_What you will do_: Tally the lines that hold the string "this", and reply with the count alone.

_Data shown_:

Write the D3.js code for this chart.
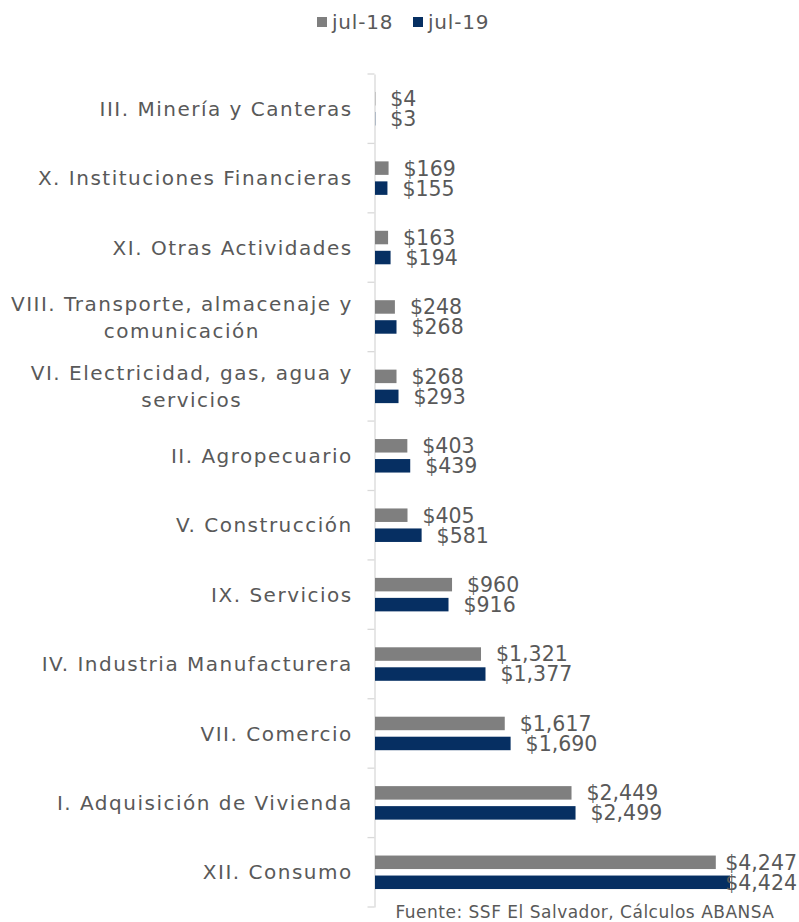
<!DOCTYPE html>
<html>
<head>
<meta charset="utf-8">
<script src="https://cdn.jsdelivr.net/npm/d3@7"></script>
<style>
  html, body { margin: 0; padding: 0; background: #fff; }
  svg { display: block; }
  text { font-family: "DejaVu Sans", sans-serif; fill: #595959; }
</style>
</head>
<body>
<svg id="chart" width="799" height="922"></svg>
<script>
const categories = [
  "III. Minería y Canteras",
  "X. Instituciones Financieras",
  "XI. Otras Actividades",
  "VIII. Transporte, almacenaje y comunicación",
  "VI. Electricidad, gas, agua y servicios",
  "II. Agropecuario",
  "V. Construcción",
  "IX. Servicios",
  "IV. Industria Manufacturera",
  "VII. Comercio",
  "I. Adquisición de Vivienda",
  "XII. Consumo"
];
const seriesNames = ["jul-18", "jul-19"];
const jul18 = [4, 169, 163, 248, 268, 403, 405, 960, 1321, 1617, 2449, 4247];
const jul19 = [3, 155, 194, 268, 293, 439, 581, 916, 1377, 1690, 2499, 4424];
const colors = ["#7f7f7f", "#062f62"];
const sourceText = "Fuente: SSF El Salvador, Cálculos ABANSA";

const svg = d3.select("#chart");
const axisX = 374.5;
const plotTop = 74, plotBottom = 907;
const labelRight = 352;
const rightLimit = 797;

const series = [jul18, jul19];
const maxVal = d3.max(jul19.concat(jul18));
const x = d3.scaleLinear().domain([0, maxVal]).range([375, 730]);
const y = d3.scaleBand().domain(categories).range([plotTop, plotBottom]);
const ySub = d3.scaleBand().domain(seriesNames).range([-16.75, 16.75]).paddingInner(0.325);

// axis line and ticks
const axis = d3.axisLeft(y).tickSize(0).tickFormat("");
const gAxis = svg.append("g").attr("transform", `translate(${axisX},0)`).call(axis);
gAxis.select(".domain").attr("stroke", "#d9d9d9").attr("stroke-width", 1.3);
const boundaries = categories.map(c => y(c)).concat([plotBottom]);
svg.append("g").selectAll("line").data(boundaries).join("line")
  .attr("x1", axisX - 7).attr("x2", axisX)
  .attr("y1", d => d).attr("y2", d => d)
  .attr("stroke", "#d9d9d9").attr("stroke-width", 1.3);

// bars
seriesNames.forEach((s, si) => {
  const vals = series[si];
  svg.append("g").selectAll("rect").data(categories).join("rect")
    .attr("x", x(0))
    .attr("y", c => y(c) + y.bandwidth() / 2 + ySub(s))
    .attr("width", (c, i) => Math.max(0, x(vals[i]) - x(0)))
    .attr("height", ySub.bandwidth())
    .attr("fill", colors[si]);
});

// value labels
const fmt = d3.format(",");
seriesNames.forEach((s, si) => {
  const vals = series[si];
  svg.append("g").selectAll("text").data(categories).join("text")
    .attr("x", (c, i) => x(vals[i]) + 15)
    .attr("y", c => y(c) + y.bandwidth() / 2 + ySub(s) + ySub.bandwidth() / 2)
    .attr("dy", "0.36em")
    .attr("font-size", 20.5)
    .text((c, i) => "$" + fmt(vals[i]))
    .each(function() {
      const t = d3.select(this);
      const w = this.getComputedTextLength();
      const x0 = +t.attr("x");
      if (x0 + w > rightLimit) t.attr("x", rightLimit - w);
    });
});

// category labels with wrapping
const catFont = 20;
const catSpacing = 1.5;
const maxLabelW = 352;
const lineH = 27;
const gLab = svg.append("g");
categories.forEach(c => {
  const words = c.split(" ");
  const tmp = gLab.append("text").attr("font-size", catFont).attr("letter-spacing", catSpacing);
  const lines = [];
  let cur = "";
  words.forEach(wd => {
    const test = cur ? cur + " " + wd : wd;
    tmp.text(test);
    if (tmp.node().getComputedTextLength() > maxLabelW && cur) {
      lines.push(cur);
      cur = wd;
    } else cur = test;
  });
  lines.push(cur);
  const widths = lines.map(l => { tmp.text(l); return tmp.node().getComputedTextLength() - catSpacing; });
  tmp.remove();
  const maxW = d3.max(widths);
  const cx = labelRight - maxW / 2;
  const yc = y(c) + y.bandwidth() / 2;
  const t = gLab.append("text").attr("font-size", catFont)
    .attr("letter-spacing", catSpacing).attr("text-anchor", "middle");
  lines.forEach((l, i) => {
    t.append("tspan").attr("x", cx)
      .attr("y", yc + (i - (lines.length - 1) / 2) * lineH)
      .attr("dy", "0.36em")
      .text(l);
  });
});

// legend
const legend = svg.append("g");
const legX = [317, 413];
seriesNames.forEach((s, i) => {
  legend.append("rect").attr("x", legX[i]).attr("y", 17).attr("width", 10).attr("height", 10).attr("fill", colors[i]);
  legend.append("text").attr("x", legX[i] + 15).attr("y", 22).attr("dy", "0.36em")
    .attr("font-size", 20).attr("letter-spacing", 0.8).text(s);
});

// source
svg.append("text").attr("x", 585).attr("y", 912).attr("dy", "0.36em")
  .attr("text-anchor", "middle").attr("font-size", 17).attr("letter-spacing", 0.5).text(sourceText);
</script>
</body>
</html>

_Reply to the exercise_: 3